*EXERCISE DIRECTIONS*: Exactly and only the lines from the first entry through the line with "const barPct = 0.53;" should be copied, both ends included, with no pictures.

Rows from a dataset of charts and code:
══════════════════════════════

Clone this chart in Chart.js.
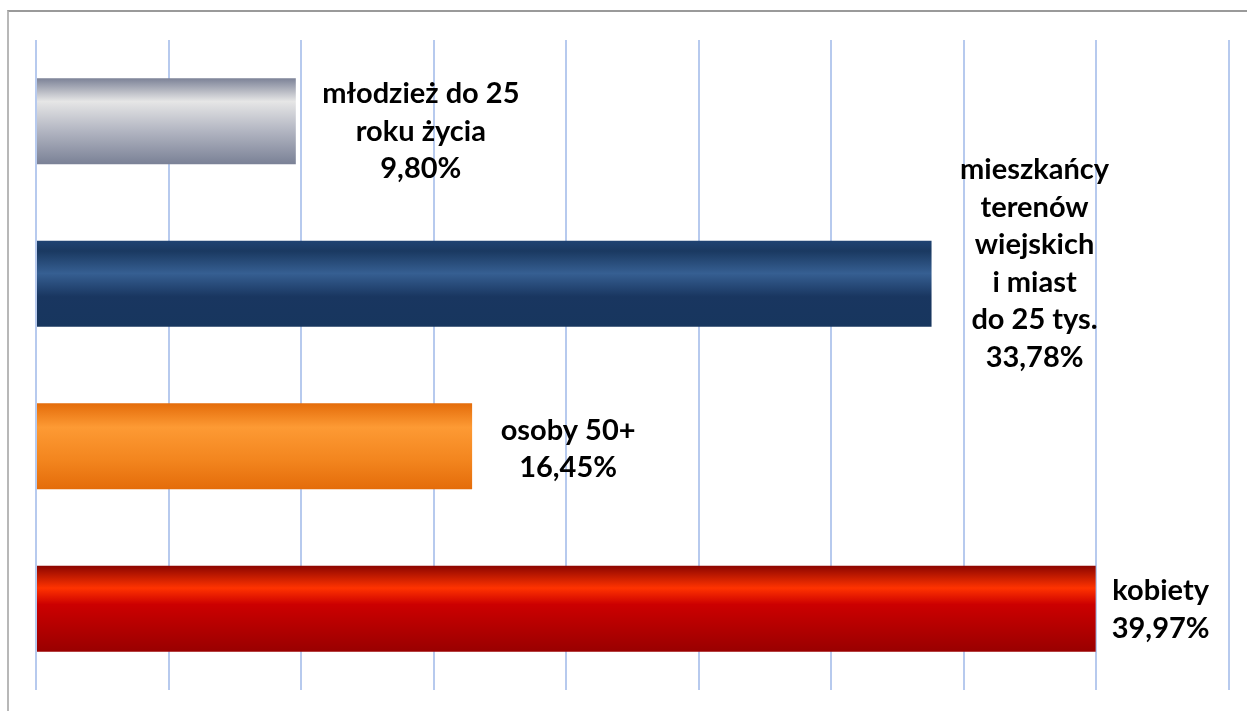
<!DOCTYPE html>
<html lang="pl">
<head>
<meta charset="utf-8">
<title>Udział grup</title>
<script src="https://cdn.jsdelivr.net/npm/chart.js@4.4.1/dist/chart.umd.min.js"></script>
<style>
    html, body { margin: 0; padding: 0; background: #fff; overflow: hidden; }
    #wrap { position: relative; width: 1247px; height: 711px; }
    #frame {
        position: absolute; left: 7px; top: 10px; width: 1300px; height: 800px;
        border-top: 2px solid #9a9a9a; border-left: 2px solid #b8b8b8;
    }
    #chart { position: absolute; left: 0; top: 0; }
</style>
</head>
<body>
<div id="wrap">
    <div id="frame"></div>
    <canvas id="chart" width="1247" height="711"></canvas>
</div>
<script>
// --- DATA ---
const categories = ['młodzież do 25 roku życia', 'mieszkańcy terenów wiejskich i miast do 25 tys.', 'osoby 50+', 'kobiety'];
const values = [9.80, 33.78, 16.45, 39.97];
const labelLines = [
    ['młodzież do 25', 'roku życia'],
    ['mieszkańcy', 'terenów', 'wiejskich', 'i miast', 'do 25 tys.'],
    ['osoby 50+'],
    ['kobiety']
];
const axisMax = 45;
const axisStep = 5;

// --- STYLE ---
// gradient stops (top -> bottom) for each bar
const barGradients = [
    [[0, '#7c8297'], [0.27, '#e6e6e6'], [0.6, '#b4b7c3'], [1, '#7a8196']],
    [[0, '#1f4373'], [0.12, '#1a3961'], [0.38, '#365f92'], [0.65, '#193660'], [1, '#17365e']],
    [[0, '#e46c0a'], [0.28, '#fd9a34'], [0.65, '#f3861f'], [1, '#e46c0a']],
    [[0, '#8b0500'], [0.26, '#ff3300'], [0.45, '#cc0000'], [1, '#990000']]
];
const solidColors = ['#b4b7c3', '#1f3f6b', '#f08a24', '#cc0000'];
// label block centre relative to bar end / bar centre
const labelDx = [125, 103, 96, 65];
const labelDy = [10, -20, 3, 1];
const barPct = 0.53;

function barFill(ctx) {
    const chart = ctx.chart;
    const i = ctx.dataIndex;
    const yScale = chart.scales.y;
    if (!chart.chartArea || !yScale || i === undefined) return solidColors[i] || '#999';
    const center = yScale.getPixelForValue(i);
    const half = (chart.chartArea.height / categories.length) * barPct / 2;
    const g = chart.ctx.createLinearGradient(0, center - half, 0, center + half);
    barGradients[i].forEach(([stop, color]) => g.addColorStop(stop, color));
    return g;
}

const fmt = v => v.toFixed(2).replace('.', ',') + '%';

// draws the multi-line labels next to each bar
const barLabels = {
    id: 'barLabels',
    afterDatasetsDraw(chart) {
        const ctx = chart.ctx;
        const meta = chart.getDatasetMeta(0);
        const lineH = 37.5;
        ctx.save();
        ctx.font = 'bold 29px Lato, "Open Sans", sans-serif';
        ctx.fillStyle = '#000';
        ctx.textAlign = 'center';
        ctx.textBaseline = 'middle';
        meta.data.forEach((bar, i) => {
            const lines = [...labelLines[i], fmt(values[i])];
            const cx = bar.x + labelDx[i];
            const top = bar.y + labelDy[i] - (lines.length - 1) * lineH / 2;
            lines.forEach((t, k) => ctx.fillText(t, cx, top + k * lineH));
        });
        ctx.restore();
    }
};

const chart = new Chart(document.getElementById('chart'), {
    type: 'bar',
    data: {
        labels: categories,
        datasets: [{
            data: values,
            backgroundColor: barFill,
            borderWidth: 0,
            categoryPercentage: 1,
            barPercentage: barPct
        }]
    },
    options: {
        indexAxis: 'y',
        responsive: false,
        animation: false,
        layout: { padding: { left: 36, right: 18, top: 40, bottom: 21 } },
        plugins: { legend: { display: false }, tooltip: { enabled: false } },
        scales: {
            x: {
                min: 0, max: axisMax,
                ticks: { display: false, stepSize: axisStep },
                grid: { color: '#b7caee', lineWidth: 2, drawTicks: false },
                border: { display: false }
            },
            y: {
                display: false
            }
        }
    },
    plugins: [barLabels]
});
</script>
</body>
</html>
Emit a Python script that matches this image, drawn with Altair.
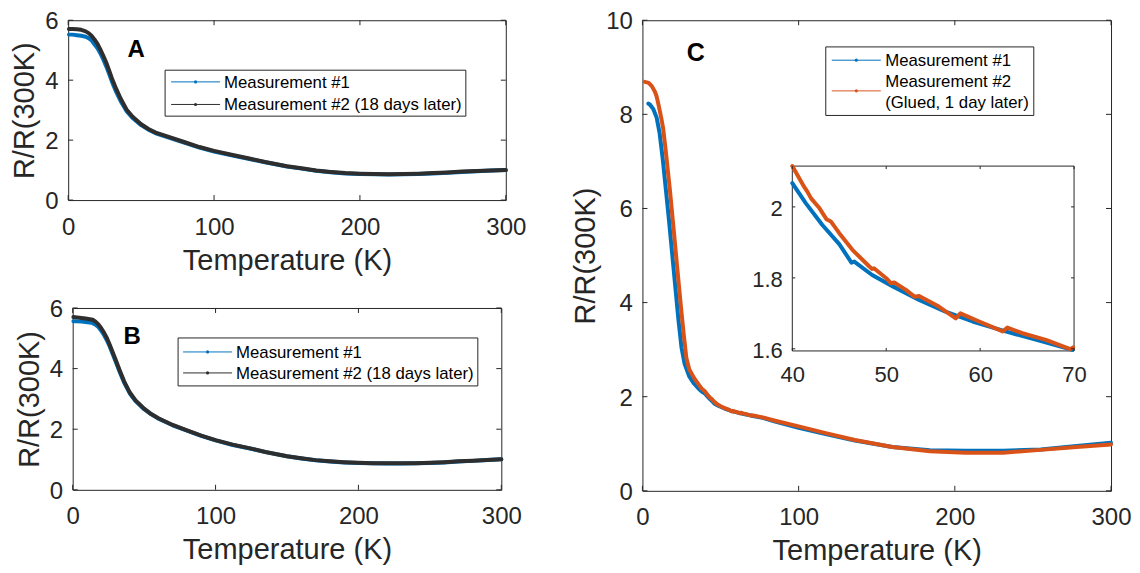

══════════════════════════════

*TASK OUTPUT*:
Clone this chart in Chart.js.
<!DOCTYPE html>
<html lang="pl">
<head>
<meta charset="utf-8">
<title>Udział grup</title>
<script src="https://cdn.jsdelivr.net/npm/chart.js@4.4.1/dist/chart.umd.min.js"></script>
<style>
    html, body { margin: 0; padding: 0; background: #fff; overflow: hidden; }
    #wrap { position: relative; width: 1247px; height: 711px; }
    #frame {
        position: absolute; left: 7px; top: 10px; width: 1300px; height: 800px;
        border-top: 2px solid #9a9a9a; border-left: 2px solid #b8b8b8;
    }
    #chart { position: absolute; left: 0; top: 0; }
</style>
</head>
<body>
<div id="wrap">
    <div id="frame"></div>
    <canvas id="chart" width="1247" height="711"></canvas>
</div>
<script>
// --- DATA ---
const categories = ['młodzież do 25 roku życia', 'mieszkańcy terenów wiejskich i miast do 25 tys.', 'osoby 50+', 'kobiety'];
const values = [9.80, 33.78, 16.45, 39.97];
const labelLines = [
    ['młodzież do 25', 'roku życia'],
    ['mieszkańcy', 'terenów', 'wiejskich', 'i miast', 'do 25 tys.'],
    ['osoby 50+'],
    ['kobiety']
];
const axisMax = 45;
const axisStep = 5;

// --- STYLE ---
// gradient stops (top -> bottom) for each bar
const barGradients = [
    [[0, '#7c8297'], [0.27, '#e6e6e6'], [0.6, '#b4b7c3'], [1, '#7a8196']],
    [[0, '#1f4373'], [0.12, '#1a3961'], [0.38, '#365f92'], [0.65, '#193660'], [1, '#17365e']],
    [[0, '#e46c0a'], [0.28, '#fd9a34'], [0.65, '#f3861f'], [1, '#e46c0a']],
    [[0, '#8b0500'], [0.26, '#ff3300'], [0.45, '#cc0000'], [1, '#990000']]
];
const solidColors = ['#b4b7c3', '#1f3f6b', '#f08a24', '#cc0000'];
// label block centre relative to bar end / bar centre
const labelDx = [125, 103, 96, 65];
const labelDy = [10, -20, 3, 1];
const barPct = 0.53;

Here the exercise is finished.